## Start

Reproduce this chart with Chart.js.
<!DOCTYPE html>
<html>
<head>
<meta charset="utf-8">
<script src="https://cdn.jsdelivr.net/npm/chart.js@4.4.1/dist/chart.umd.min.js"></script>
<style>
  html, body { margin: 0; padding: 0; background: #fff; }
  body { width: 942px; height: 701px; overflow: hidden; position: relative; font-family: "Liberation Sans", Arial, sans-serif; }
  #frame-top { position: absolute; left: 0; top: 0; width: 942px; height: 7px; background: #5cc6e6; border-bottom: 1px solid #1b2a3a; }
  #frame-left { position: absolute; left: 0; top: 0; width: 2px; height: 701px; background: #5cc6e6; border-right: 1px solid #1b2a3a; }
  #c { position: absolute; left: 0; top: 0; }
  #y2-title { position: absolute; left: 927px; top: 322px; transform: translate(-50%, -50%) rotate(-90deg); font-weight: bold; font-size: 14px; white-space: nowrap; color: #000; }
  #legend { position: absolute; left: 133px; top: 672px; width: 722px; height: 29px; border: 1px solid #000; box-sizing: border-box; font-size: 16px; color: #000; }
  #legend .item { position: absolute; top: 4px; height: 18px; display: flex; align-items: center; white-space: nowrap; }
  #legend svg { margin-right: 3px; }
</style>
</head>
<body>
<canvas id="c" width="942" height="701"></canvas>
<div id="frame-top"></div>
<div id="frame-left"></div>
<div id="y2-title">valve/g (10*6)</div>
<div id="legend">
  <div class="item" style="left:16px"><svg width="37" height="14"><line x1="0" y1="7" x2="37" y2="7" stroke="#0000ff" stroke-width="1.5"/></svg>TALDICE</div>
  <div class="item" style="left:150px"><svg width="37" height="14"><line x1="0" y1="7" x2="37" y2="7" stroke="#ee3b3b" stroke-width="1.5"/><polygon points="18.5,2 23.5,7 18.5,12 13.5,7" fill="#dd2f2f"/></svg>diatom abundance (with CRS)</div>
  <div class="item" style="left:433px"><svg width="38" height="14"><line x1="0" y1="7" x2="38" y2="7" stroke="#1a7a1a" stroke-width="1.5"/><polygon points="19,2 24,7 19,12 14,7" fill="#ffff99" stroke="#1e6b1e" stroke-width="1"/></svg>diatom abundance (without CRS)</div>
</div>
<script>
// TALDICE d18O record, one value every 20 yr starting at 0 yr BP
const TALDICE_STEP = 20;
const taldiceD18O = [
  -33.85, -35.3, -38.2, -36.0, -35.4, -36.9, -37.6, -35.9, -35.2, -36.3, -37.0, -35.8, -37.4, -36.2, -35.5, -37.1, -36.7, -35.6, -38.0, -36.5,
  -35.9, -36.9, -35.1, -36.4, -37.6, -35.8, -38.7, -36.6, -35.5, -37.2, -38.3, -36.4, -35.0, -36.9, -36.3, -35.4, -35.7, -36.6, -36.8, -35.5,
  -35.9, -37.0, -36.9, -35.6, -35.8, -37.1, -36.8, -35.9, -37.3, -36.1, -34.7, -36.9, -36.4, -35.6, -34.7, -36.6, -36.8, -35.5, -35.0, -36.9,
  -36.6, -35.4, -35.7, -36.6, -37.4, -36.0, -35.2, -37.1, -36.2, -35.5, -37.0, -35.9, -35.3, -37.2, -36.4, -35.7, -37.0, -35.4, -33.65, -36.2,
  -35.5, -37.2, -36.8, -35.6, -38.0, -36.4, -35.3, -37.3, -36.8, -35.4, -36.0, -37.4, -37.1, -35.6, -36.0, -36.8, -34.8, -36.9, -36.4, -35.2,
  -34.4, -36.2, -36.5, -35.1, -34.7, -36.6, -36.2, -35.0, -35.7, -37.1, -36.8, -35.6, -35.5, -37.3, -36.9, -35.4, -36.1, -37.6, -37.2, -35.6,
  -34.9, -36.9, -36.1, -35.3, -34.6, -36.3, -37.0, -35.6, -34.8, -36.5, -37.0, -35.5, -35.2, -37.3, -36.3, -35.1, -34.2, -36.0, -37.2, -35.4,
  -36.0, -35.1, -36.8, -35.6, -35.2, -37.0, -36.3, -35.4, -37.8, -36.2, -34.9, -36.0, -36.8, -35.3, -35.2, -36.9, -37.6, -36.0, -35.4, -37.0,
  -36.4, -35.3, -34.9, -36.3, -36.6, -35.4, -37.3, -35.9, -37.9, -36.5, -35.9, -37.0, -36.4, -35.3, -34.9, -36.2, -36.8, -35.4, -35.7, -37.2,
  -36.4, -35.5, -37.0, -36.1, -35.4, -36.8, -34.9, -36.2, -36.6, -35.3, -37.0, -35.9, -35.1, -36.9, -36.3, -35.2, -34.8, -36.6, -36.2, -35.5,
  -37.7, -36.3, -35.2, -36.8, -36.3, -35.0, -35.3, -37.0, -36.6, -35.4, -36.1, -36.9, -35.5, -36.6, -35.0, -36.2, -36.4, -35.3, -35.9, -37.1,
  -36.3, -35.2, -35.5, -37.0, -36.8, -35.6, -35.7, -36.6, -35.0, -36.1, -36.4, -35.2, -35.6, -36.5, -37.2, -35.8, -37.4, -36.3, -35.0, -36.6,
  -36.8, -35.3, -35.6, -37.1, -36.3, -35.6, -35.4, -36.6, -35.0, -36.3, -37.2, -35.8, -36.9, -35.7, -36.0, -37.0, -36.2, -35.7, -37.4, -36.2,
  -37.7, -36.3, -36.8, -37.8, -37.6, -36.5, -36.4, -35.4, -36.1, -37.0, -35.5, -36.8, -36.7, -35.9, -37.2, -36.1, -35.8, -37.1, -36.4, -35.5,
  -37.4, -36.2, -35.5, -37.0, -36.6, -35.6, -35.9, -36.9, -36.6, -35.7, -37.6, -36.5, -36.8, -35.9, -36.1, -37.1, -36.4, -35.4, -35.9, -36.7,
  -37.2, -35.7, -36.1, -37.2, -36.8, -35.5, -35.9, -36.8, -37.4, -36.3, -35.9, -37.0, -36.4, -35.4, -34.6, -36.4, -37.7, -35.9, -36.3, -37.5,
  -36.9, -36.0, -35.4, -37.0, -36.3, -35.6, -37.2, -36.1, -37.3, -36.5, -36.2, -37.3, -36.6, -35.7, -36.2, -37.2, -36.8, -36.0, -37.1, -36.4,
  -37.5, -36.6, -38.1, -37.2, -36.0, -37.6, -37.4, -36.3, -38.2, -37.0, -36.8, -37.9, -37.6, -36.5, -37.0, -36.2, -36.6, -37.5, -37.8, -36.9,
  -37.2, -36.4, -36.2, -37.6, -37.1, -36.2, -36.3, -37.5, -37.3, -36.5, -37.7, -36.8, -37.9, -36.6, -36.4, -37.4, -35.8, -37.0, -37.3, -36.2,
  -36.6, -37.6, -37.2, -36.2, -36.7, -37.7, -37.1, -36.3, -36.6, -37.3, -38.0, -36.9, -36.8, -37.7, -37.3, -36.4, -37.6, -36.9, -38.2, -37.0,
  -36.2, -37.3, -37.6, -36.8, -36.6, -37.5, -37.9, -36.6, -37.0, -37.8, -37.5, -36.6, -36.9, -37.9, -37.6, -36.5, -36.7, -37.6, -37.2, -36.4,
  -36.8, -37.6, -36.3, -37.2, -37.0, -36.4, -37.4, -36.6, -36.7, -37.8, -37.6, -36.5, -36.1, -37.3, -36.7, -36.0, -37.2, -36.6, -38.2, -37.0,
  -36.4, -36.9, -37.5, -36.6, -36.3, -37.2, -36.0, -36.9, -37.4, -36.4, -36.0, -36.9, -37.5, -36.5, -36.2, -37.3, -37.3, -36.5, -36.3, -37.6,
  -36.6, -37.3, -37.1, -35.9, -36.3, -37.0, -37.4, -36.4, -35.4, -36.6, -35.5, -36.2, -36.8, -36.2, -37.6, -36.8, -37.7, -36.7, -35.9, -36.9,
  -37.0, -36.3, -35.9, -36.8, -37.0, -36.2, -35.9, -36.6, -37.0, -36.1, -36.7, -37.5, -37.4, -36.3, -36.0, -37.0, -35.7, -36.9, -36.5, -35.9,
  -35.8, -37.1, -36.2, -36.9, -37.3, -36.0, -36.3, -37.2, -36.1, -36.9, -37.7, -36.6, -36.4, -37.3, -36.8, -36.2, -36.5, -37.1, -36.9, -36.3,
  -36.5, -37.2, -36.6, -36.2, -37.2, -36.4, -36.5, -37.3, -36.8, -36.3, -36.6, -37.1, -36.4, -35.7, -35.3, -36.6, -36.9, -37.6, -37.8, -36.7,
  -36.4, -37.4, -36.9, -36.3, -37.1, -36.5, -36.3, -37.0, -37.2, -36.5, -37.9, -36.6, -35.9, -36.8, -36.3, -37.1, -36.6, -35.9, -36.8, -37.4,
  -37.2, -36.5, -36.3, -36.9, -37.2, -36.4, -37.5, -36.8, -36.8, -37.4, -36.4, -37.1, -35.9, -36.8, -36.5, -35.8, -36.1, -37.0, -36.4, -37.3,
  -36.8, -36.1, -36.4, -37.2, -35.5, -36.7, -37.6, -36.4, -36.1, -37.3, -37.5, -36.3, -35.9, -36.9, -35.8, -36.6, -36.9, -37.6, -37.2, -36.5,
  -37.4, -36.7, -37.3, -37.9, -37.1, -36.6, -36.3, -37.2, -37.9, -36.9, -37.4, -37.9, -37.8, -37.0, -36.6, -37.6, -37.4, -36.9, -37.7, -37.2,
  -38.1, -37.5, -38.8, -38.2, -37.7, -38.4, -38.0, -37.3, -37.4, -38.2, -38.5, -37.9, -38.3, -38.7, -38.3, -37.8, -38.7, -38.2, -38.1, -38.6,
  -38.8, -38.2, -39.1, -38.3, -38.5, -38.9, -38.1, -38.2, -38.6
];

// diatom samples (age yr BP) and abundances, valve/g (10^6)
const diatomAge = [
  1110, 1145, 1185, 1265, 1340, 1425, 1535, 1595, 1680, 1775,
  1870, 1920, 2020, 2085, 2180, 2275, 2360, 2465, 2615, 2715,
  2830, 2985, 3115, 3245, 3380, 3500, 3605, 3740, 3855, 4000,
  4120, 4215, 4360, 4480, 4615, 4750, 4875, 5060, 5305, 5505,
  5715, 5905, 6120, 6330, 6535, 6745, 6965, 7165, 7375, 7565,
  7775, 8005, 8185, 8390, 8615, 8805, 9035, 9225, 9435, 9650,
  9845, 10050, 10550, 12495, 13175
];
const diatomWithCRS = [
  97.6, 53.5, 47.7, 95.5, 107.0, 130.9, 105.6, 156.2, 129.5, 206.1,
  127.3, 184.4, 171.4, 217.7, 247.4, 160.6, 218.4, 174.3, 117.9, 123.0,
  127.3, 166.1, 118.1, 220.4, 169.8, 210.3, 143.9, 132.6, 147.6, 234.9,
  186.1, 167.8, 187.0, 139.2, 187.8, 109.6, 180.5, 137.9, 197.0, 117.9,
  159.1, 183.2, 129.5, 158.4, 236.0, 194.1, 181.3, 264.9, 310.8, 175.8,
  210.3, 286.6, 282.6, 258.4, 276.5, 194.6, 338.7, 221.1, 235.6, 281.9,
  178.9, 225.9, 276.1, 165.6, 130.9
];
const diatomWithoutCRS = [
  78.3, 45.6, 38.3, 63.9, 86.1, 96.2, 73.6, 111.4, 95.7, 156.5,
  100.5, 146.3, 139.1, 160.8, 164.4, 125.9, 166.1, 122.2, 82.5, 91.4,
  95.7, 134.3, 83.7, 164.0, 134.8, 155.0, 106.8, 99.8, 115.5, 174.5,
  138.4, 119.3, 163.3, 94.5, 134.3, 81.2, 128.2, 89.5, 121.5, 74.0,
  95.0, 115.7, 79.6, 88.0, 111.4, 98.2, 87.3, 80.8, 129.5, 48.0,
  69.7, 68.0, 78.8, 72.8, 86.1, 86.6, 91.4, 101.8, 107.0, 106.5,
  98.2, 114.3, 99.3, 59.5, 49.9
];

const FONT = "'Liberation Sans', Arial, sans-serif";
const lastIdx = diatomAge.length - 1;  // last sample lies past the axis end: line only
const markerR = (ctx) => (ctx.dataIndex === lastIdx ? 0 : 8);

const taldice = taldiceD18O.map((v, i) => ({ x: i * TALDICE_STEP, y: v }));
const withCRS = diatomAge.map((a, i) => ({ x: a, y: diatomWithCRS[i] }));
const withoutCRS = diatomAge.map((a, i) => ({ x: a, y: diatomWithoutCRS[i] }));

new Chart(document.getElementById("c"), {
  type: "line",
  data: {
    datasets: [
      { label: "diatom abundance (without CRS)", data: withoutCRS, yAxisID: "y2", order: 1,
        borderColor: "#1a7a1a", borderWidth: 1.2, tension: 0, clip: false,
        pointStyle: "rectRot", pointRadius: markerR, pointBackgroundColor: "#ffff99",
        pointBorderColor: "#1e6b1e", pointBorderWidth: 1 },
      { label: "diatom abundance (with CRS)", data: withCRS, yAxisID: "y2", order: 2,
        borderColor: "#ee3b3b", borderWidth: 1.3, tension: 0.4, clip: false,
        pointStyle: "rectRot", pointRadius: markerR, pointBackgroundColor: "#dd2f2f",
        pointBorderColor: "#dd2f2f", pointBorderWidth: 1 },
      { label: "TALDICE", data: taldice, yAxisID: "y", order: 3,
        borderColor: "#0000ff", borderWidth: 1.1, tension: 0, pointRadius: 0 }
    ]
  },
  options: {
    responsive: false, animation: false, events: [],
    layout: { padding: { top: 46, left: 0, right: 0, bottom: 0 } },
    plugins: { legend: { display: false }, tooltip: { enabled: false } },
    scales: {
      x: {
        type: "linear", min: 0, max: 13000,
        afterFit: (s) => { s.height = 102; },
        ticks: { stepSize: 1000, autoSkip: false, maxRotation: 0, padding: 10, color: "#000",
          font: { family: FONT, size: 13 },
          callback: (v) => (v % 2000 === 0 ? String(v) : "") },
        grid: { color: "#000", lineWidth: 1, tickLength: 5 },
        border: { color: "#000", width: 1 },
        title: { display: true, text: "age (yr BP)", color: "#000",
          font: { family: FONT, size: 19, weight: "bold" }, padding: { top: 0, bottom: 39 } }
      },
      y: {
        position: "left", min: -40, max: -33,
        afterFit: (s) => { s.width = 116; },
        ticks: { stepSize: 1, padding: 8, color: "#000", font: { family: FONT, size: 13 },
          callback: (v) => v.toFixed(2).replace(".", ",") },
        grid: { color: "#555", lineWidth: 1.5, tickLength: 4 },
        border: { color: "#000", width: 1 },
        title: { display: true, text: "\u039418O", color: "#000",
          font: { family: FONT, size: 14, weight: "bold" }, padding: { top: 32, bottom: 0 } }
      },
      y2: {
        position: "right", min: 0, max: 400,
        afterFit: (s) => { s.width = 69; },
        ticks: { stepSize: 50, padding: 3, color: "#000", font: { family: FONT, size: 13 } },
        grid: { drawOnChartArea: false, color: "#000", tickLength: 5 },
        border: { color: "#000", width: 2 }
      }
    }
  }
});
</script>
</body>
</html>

## End
## Start

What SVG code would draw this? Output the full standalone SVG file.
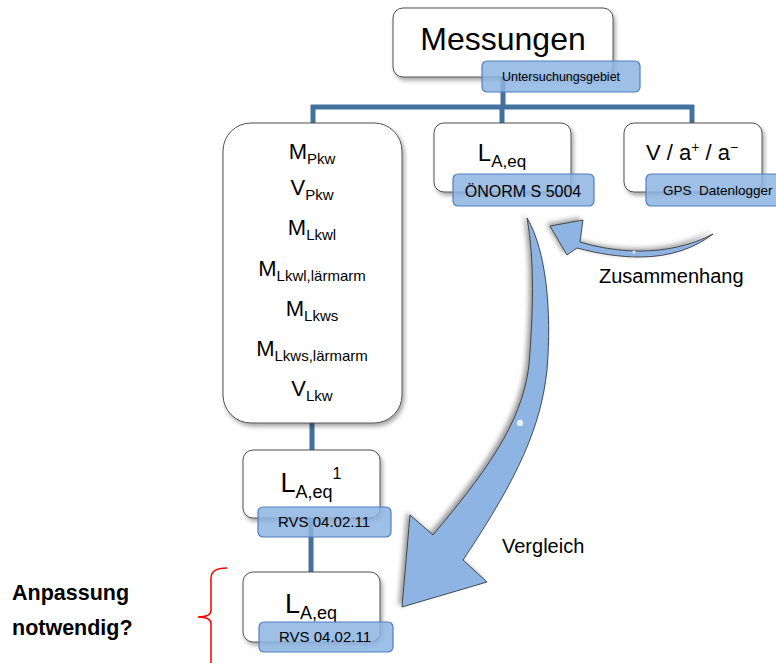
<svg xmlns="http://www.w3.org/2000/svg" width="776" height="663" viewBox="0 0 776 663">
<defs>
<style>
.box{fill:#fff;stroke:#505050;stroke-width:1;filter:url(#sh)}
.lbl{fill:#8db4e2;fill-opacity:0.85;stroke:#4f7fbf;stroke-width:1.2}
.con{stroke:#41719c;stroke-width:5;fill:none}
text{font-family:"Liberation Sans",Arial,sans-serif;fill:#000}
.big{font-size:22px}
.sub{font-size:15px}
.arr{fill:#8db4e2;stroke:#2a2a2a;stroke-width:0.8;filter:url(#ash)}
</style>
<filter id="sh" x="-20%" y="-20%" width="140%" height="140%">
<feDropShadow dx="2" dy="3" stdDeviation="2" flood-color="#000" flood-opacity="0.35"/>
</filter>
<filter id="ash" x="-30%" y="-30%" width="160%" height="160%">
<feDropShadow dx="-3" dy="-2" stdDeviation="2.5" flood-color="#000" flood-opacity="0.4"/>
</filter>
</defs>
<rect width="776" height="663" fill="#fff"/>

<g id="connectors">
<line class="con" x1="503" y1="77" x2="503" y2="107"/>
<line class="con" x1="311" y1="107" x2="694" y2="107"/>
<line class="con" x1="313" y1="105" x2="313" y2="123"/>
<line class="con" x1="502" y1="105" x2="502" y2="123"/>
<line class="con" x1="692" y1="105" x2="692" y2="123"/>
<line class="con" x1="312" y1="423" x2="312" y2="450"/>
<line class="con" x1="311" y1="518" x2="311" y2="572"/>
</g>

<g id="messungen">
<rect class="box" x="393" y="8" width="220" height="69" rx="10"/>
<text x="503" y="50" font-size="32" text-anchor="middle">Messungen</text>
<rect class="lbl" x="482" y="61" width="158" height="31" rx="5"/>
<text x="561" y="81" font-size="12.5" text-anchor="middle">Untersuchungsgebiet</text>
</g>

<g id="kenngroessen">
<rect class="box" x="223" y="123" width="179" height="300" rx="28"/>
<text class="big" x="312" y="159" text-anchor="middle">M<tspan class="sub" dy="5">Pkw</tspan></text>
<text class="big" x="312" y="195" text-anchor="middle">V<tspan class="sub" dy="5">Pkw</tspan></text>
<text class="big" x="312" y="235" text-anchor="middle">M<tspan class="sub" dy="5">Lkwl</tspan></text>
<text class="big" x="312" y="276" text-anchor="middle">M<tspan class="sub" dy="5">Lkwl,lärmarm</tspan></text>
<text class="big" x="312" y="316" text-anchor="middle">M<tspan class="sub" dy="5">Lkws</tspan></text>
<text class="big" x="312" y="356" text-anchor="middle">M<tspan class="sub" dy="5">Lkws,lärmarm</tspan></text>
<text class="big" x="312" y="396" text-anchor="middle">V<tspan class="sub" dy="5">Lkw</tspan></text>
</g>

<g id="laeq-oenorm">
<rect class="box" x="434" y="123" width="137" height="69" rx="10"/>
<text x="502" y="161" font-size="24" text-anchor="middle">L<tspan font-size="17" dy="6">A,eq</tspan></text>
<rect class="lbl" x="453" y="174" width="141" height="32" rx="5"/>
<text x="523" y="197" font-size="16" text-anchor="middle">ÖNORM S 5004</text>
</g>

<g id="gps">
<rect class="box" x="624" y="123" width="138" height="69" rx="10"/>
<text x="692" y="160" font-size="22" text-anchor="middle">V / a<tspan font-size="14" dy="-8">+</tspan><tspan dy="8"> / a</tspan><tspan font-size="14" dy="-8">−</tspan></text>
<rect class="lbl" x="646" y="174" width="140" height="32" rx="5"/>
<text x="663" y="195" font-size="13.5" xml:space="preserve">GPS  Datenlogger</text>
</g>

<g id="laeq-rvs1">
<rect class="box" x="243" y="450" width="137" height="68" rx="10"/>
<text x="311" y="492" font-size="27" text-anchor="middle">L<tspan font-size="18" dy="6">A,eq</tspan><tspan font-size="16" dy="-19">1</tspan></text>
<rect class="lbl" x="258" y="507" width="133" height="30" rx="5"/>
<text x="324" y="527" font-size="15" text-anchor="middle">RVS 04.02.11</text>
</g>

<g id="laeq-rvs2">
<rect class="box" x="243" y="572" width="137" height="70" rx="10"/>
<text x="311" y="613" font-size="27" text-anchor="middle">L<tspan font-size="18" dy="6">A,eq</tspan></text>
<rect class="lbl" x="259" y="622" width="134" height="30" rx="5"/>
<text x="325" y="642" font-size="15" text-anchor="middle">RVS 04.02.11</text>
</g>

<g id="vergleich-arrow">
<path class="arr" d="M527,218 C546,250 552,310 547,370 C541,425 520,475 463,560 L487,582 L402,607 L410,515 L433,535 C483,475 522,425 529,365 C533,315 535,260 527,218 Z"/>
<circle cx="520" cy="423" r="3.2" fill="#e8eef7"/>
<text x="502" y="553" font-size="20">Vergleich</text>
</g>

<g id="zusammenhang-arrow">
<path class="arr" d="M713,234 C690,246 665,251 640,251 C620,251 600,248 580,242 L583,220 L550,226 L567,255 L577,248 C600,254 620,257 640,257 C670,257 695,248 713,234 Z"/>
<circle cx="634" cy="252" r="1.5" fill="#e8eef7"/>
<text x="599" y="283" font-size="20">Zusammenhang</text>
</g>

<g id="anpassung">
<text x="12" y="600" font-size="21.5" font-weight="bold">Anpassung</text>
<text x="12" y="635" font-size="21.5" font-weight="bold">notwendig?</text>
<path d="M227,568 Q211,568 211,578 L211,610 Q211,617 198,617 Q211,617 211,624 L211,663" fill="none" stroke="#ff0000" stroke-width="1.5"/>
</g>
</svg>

## End

### What you are asked to do
List the lines of the records where "this" occurs.

### Result of the exercise
Reproduce this chart with Chart.js.
What SVG code would draw this? Output the full standalone SVG file.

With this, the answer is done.